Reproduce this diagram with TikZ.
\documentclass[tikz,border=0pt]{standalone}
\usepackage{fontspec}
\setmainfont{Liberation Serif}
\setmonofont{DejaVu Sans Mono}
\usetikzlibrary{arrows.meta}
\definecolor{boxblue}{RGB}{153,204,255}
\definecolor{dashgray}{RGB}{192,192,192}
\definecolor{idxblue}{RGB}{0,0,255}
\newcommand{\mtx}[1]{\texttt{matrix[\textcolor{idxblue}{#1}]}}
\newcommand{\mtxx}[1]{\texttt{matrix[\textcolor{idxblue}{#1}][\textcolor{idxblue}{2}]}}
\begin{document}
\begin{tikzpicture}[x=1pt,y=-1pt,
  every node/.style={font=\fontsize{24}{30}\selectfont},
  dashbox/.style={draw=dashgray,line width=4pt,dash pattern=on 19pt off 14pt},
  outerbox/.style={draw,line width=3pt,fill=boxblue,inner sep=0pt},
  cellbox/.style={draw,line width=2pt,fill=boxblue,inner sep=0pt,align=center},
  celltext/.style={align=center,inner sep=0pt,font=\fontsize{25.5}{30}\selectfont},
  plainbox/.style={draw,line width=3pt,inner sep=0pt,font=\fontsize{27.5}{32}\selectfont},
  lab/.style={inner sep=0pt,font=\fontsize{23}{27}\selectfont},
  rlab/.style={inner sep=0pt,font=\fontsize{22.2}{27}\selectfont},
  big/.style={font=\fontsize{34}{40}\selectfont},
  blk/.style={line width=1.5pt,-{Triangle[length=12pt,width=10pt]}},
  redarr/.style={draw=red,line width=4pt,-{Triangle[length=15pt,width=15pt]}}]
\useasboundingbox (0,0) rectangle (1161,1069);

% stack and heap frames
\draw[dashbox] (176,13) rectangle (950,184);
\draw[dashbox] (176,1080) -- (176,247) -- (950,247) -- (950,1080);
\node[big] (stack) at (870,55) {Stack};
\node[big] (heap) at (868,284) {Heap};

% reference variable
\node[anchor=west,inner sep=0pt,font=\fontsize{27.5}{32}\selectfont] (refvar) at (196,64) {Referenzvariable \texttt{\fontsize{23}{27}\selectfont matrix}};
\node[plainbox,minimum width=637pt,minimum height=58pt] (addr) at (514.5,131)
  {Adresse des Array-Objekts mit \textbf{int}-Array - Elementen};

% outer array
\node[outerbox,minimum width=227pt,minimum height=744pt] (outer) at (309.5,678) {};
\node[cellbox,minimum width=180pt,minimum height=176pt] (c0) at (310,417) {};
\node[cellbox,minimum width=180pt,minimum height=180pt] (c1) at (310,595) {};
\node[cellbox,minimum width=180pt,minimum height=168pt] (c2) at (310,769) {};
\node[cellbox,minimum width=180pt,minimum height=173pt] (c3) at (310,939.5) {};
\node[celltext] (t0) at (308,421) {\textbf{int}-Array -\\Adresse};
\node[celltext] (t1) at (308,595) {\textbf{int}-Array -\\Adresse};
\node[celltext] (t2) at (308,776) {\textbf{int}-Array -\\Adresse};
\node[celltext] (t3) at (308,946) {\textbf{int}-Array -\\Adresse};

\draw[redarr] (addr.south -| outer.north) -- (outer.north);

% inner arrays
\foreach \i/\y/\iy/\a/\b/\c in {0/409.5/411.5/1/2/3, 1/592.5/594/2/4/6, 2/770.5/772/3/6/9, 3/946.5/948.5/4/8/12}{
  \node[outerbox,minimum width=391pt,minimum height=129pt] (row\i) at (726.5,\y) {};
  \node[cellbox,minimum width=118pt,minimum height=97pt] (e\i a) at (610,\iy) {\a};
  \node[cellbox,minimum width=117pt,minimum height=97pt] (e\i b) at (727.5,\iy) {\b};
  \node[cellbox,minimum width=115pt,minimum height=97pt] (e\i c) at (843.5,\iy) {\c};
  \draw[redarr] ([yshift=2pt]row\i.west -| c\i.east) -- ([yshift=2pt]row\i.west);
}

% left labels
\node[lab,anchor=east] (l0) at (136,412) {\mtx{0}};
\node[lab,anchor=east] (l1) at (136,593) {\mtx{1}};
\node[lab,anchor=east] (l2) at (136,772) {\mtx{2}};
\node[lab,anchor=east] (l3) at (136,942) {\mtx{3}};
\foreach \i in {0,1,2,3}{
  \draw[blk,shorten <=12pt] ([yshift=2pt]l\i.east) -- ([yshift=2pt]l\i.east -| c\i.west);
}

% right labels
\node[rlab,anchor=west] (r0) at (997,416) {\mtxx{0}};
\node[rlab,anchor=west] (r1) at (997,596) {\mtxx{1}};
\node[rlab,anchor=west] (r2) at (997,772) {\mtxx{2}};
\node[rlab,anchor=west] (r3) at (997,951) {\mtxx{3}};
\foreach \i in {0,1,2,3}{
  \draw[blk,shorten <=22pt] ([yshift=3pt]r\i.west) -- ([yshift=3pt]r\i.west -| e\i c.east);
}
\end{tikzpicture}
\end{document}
---------------
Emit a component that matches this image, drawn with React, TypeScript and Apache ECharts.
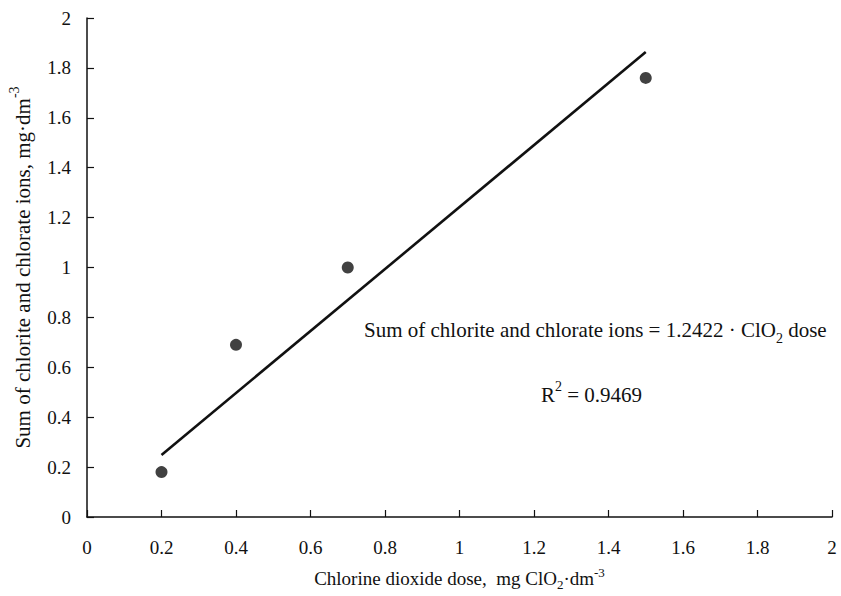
---------------
WRITTEN REQUEST:
Your task is to output exactly the lines from the one with "Reproduce this diagram with TikZ." through the one with "des Array-Objekts mit", counting both ends.

FINISHED ANSWER:
Reproduce this diagram with TikZ.
\documentclass[tikz,border=0pt]{standalone}
\usepackage{fontspec}
\setmainfont{Liberation Serif}
\setmonofont{DejaVu Sans Mono}
\usetikzlibrary{arrows.meta}
\definecolor{boxblue}{RGB}{153,204,255}
\definecolor{dashgray}{RGB}{192,192,192}
\definecolor{idxblue}{RGB}{0,0,255}
\newcommand{\mtx}[1]{\texttt{matrix[\textcolor{idxblue}{#1}]}}
\newcommand{\mtxx}[1]{\texttt{matrix[\textcolor{idxblue}{#1}][\textcolor{idxblue}{2}]}}
\begin{document}
\begin{tikzpicture}[x=1pt,y=-1pt,
  every node/.style={font=\fontsize{24}{30}\selectfont},
  dashbox/.style={draw=dashgray,line width=4pt,dash pattern=on 19pt off 14pt},
  outerbox/.style={draw,line width=3pt,fill=boxblue,inner sep=0pt},
  cellbox/.style={draw,line width=2pt,fill=boxblue,inner sep=0pt,align=center},
  celltext/.style={align=center,inner sep=0pt,font=\fontsize{25.5}{30}\selectfont},
  plainbox/.style={draw,line width=3pt,inner sep=0pt,font=\fontsize{27.5}{32}\selectfont},
  lab/.style={inner sep=0pt,font=\fontsize{23}{27}\selectfont},
  rlab/.style={inner sep=0pt,font=\fontsize{22.2}{27}\selectfont},
  big/.style={font=\fontsize{34}{40}\selectfont},
  blk/.style={line width=1.5pt,-{Triangle[length=12pt,width=10pt]}},
  redarr/.style={draw=red,line width=4pt,-{Triangle[length=15pt,width=15pt]}}]
\useasboundingbox (0,0) rectangle (1161,1069);

% stack and heap frames
\draw[dashbox] (176,13) rectangle (950,184);
\draw[dashbox] (176,1080) -- (176,247) -- (950,247) -- (950,1080);
\node[big] (stack) at (870,55) {Stack};
\node[big] (heap) at (868,284) {Heap};

% reference variable
\node[anchor=west,inner sep=0pt,font=\fontsize{27.5}{32}\selectfont] (refvar) at (196,64) {Referenzvariable \texttt{\fontsize{23}{27}\selectfont matrix}};
\node[plainbox,minimum width=637pt,minimum height=58pt] (addr) at (514.5,131)
  {Adresse des Array-Objekts mit \textbf{int}-Array - Elementen};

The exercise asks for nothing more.